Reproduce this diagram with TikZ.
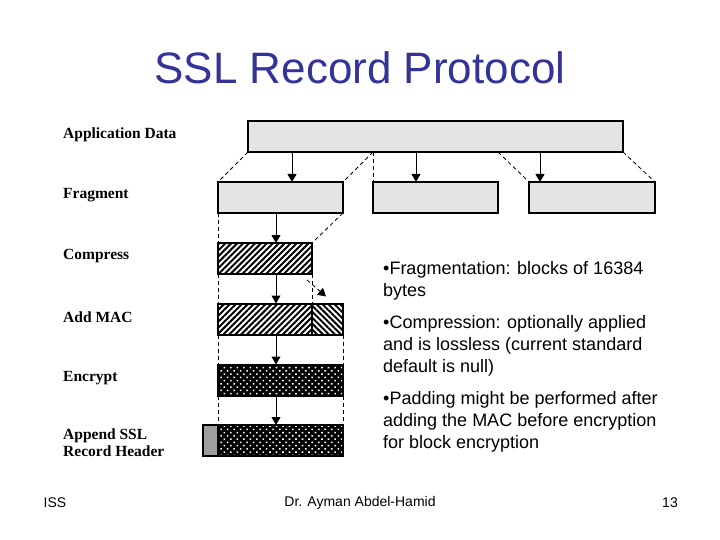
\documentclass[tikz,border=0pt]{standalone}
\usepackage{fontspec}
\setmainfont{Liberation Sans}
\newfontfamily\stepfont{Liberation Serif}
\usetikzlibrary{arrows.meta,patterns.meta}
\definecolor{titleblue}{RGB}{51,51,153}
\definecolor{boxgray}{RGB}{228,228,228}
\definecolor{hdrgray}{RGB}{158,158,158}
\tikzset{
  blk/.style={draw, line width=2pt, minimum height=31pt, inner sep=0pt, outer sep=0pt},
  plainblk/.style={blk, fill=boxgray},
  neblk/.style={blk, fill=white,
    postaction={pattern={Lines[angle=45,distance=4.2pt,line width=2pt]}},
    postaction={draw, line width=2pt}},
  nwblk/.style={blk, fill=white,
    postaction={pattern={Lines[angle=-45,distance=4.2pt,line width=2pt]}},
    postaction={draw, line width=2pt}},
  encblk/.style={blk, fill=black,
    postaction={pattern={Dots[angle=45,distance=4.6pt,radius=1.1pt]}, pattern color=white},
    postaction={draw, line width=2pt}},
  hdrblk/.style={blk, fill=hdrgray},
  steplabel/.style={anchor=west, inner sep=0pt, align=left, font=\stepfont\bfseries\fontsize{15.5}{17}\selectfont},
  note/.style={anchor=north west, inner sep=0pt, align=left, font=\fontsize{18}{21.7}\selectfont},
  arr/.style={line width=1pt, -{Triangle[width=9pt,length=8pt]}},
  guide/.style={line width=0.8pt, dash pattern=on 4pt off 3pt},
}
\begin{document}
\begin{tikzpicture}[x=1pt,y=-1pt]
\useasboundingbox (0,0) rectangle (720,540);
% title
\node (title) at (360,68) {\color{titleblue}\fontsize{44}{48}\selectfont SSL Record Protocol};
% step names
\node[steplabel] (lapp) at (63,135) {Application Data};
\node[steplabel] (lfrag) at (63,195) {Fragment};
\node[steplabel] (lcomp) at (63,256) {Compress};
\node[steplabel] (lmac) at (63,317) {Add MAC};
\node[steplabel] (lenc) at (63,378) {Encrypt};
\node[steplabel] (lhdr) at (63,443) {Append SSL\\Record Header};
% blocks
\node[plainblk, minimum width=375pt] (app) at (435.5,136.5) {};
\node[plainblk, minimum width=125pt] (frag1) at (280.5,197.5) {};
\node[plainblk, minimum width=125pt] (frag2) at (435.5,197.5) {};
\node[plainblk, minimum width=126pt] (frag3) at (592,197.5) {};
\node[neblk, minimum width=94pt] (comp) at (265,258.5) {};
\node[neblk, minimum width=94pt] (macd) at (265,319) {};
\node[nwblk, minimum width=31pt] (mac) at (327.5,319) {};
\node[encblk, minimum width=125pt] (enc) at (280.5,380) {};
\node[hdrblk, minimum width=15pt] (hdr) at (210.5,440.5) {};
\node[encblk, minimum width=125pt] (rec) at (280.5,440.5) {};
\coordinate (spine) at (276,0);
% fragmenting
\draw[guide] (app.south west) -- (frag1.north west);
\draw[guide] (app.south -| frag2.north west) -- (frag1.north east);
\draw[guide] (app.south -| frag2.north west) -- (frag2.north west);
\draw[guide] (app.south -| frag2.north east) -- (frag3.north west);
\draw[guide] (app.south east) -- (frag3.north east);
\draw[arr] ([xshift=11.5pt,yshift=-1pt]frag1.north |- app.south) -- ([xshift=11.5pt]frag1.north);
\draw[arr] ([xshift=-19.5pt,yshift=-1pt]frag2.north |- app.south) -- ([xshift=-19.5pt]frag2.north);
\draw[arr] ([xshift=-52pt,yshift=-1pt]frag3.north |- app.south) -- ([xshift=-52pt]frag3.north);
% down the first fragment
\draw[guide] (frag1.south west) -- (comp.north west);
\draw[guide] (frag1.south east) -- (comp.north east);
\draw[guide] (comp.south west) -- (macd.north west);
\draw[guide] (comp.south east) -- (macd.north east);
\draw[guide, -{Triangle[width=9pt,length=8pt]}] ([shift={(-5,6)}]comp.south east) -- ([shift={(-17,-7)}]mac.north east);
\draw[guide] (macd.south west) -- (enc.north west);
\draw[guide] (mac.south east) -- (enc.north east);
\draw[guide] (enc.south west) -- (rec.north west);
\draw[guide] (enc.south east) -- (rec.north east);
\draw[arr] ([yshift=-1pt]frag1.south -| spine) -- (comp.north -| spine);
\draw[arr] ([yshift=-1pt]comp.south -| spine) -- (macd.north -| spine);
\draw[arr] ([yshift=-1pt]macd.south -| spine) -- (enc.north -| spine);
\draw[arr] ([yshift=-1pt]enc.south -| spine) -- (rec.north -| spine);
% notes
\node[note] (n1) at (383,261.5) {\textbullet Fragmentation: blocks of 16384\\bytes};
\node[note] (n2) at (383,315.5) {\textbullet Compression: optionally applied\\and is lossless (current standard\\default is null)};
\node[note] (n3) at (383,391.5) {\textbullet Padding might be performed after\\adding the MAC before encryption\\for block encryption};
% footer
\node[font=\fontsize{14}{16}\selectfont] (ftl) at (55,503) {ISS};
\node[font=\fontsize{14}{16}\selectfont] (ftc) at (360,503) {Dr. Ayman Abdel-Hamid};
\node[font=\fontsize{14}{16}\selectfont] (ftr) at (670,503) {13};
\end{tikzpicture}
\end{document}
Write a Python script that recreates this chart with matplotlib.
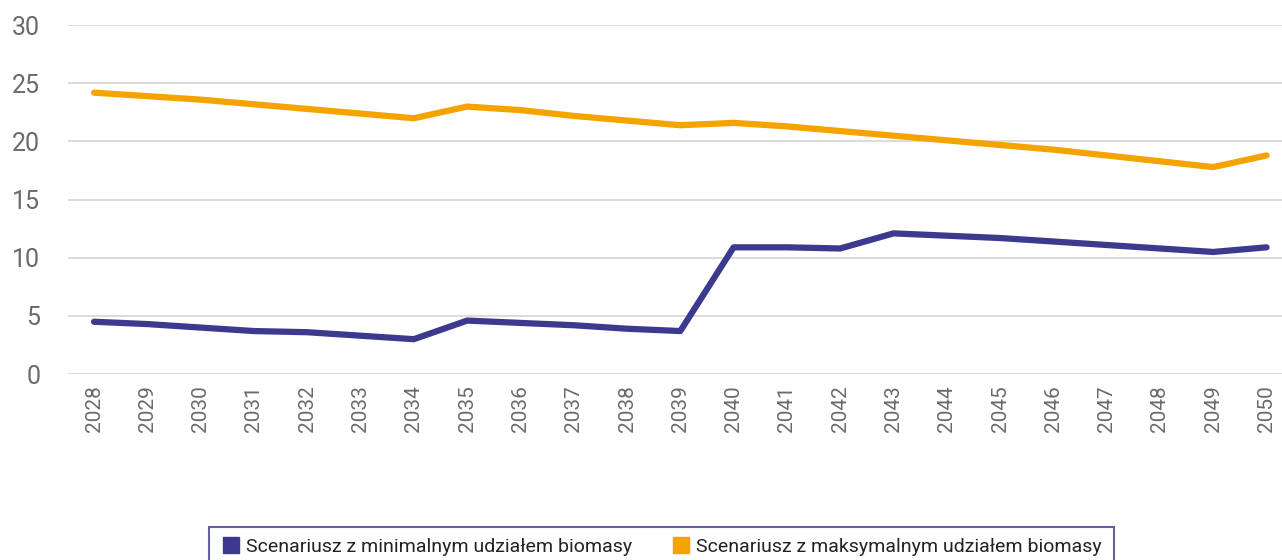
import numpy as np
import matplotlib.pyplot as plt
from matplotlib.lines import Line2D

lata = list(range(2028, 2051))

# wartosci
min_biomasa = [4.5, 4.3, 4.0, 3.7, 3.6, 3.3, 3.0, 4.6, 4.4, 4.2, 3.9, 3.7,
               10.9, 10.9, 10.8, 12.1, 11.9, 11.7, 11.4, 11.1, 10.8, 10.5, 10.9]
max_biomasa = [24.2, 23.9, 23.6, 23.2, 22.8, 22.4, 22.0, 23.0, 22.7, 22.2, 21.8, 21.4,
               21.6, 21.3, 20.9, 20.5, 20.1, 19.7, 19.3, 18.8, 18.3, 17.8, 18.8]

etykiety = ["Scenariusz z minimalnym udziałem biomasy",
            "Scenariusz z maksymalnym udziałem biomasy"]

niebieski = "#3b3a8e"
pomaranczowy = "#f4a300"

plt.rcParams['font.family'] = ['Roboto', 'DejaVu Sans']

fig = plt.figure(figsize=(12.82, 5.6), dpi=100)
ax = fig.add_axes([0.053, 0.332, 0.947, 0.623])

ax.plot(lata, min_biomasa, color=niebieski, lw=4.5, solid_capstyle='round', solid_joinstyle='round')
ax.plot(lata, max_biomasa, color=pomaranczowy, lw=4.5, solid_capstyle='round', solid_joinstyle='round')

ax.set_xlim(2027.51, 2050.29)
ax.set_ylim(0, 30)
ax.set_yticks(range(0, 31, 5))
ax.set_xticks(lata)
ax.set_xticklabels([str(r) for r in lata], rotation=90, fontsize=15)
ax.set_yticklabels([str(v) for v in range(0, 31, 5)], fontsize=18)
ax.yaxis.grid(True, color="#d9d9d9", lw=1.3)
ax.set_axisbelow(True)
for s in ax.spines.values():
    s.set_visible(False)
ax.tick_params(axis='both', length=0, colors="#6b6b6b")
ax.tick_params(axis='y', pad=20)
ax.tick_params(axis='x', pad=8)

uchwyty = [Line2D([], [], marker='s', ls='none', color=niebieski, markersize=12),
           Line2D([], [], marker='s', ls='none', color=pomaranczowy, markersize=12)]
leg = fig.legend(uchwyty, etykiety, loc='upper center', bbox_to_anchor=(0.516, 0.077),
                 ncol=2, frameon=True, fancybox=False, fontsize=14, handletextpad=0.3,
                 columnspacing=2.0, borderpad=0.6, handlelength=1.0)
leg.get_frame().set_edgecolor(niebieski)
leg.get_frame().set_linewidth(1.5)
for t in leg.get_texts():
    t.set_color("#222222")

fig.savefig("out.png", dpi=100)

## WORK TO COMPLETE
A line counts if it holds the word "with". Work out how many lines in the listing count, and give only that number.

## SOLUTION BELOW
2